If I enter my location -- Philadelphia -- into the table, it tells me that the day the sun rises the earliest is any day between June 10 and June 18, when it rises at 5:31 am. Let's say that the actual earliest sunrise is in the middle of this period, June 14. Similarly, the latest sunset is on any day between June 26 and June 29; let's call it June 27. These are a week earlier and later than the solstice. On the winter side of things, the shortest day is December 20 (only nine hours and nineteen minutes - sunrise is at 7:19, sunset at 4:38), but the earliest sunset is around December 7 (4:35) and the latest sunrise is around January 5, 2008 (7:23).
What's the cause of this?
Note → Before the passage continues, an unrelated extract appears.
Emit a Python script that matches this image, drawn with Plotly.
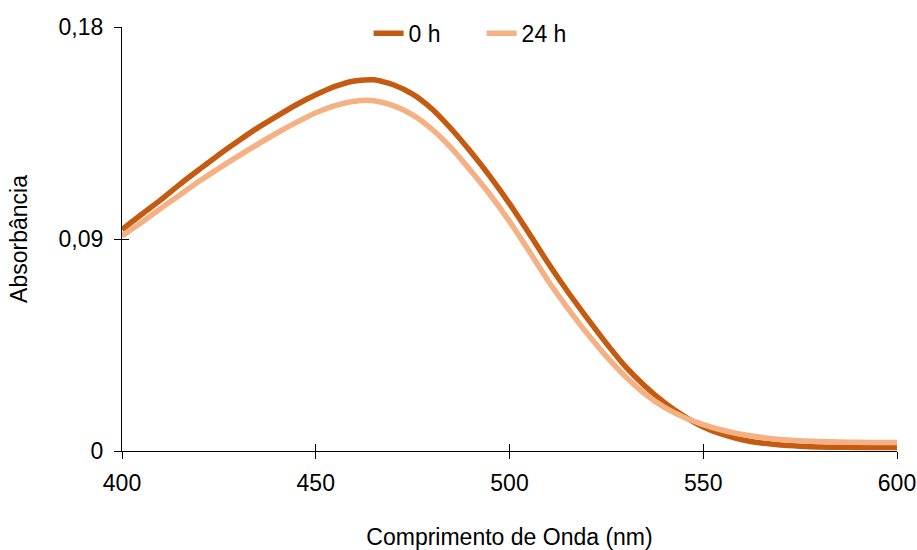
import plotly.graph_objects as go

# Absorption spectra (wavelength in nm, absorbance)
wavelength = [400, 405, 410, 415, 420, 425, 430, 435, 440, 445, 450, 455, 460,
              465, 470, 475, 480, 485, 490, 495, 500, 505, 510, 515, 520, 525, 530,
              535, 540, 545, 550, 555, 560, 565, 570, 575, 580, 585, 590, 595, 600]

abs_0h = [0.0940, 0.1004, 0.1066, 0.1133, 0.1196, 0.1258, 0.1316, 0.1372, 0.1422, 0.1470,
          0.1512, 0.1548, 0.1571, 0.1576, 0.1555, 0.1515, 0.1452, 0.1367, 0.1270,
          0.1165, 0.1050, 0.0925, 0.0797, 0.0677, 0.0565, 0.0457, 0.0357, 0.0275, 0.0205,
          0.0148, 0.0102, 0.0070, 0.0048, 0.0034, 0.0025, 0.0020, 0.0017, 0.0016, 0.0015,
          0.0015, 0.0015]

abs_24h = [0.0913, 0.0970, 0.1030, 0.1088, 0.1146, 0.1200, 0.1252, 0.1302, 0.1350, 0.1395,
           0.1436, 0.1466, 0.1485, 0.1487, 0.1466, 0.1427, 0.1366, 0.1286, 0.1190,
           0.1088, 0.0975, 0.0850, 0.0722, 0.0607, 0.0500, 0.0402, 0.0315, 0.0242, 0.0185,
           0.0143, 0.0112, 0.0088, 0.0070, 0.0058, 0.0049, 0.0043, 0.0040, 0.0038, 0.0037,
           0.0036, 0.0036]

series_names = ["0 h", "24 h"]
series_colors = ["#C55A11", "#F4B183"]

x_ticks = [400, 450, 500, 550, 600]
y_ticks = [0, 0.09, 0.18]
y_tick_labels = ["0", "0,09", "0,18"]

FONT = "Liberation Sans, Arial, sans-serif"
FS = 23

fig = go.Figure()
for name, ys, color in zip(series_names, [abs_0h, abs_24h], series_colors):
    fig.add_trace(go.Scatter(
        x=wavelength, y=ys, name=name, mode="lines",
        line=dict(color=color, width=5.5, shape="spline", smoothing=0.6),
    ))

# invisible trace on the overlay axes so the inner tick halves get drawn
fig.add_trace(go.Scatter(x=[400], y=[0], xaxis="x2", yaxis="y2", mode="markers",
                         marker=dict(opacity=0), showlegend=False, hoverinfo="skip"))

fig.update_layout(
    width=917, height=550,
    margin=dict(l=122, r=20, t=25, b=99),
    paper_bgcolor="white", plot_bgcolor="white",
    font=dict(family=FONT, size=FS, color="black"),
    showlegend=True,
    legend=dict(orientation="h", x=0.464, xanchor="center", y=0.985, yanchor="middle",
                font=dict(size=FS), bgcolor="rgba(0,0,0,0)", itemwidth=30,
                entrywidth=68, tracegroupgap=0),
    xaxis=dict(
        range=[400, 600], tickvals=x_ticks, ticks="outside", ticklen=7,
        tickcolor="black", tickwidth=1.3, showline=True, linecolor="black",
        linewidth=1.3, showgrid=False, zeroline=False, automargin=False,
        tickfont=dict(size=FS), ticklabelstandoff=4,
        title=dict(text="Comprimento de Onda (nm)", font=dict(size=FS), standoff=34),
    ),
    yaxis=dict(
        range=[0, 0.18], tickvals=y_ticks, ticktext=y_tick_labels, ticks="outside",
        ticklen=7, tickcolor="black", tickwidth=1.3, showline=True, linecolor="black",
        linewidth=1.3, showgrid=False, zeroline=False, automargin=False,
        tickfont=dict(size=FS), ticklabelstandoff=6,
        title=dict(text="Absorbância", font=dict(size=FS), standoff=24),
    ),
    xaxis2=dict(range=[400, 600], tickvals=x_ticks, ticks="inside", ticklen=7,
                tickcolor="black", tickwidth=1.3, showticklabels=False, showgrid=False,
                zeroline=False, overlaying="x", side="bottom"),
    yaxis2=dict(range=[0, 0.18], tickvals=y_ticks, ticks="inside", ticklen=7,
                tickcolor="black", tickwidth=1.3, showticklabels=False, showgrid=False,
                zeroline=False, overlaying="y", side="left"),
)

fig.write_html("out.html")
It's a little something known as the equation of time, which basically says that the earth runs "fast" in some seasons and "slow" in others. In December it's running faster than in January, and in early June it's running faster than in late June.
I first really became aware of this phenomenon when I lived in Boston. In Boston winters, night comes very early -- it's not uncommon to see the pink and purple shades of sunset at around 3:30 on a December afternoon. The actual earliest sunset comes at 4:12 on the 8th of December; as you head further north the earliest sunset and latest sunrise both move towards December 21, because the "equation of time" becomes less significant with respect to the variation in day length. (In Miami, for example, they're November 29 and January 14; in Anchorage, they're December 15 and December 26.) You end up getting some strange asymmetries. You'd think that on dates equidistant from the winter solstice, you'd have the same time of sunset.
But you don't. In mid-November and late January, the sun sets in alignment with MIT's Infinite Corridor, which is a very long hallway running through the center of campus. In November it happens around November 12 (thirty-nine days before the winter solstice), at 4:20 pm; in January, it happens around January 29 (thirty-nine days after), at 4:50 pm. That actually helps in the Boston winters, believe it or not -- by the time it's getting really cold at least it feels like the sunlight is starting to come back. At least if you were someone like me who was never awake for sunrise.
Finally, in the summer the sun lines up with Manhattan streets at sunset, on May 28 and July 12. This is called "Manhattanhenge", and some people claim that the alignments are cosmic signs of Memorial Day and baseball's All-Star break. Of course, they're not; Manhattan just isn't aligned with the "north" that we usually call by that name. Most places with a regular grid of streets will have a day like this, although I haven't seen references to it happening in places other than Manhattan.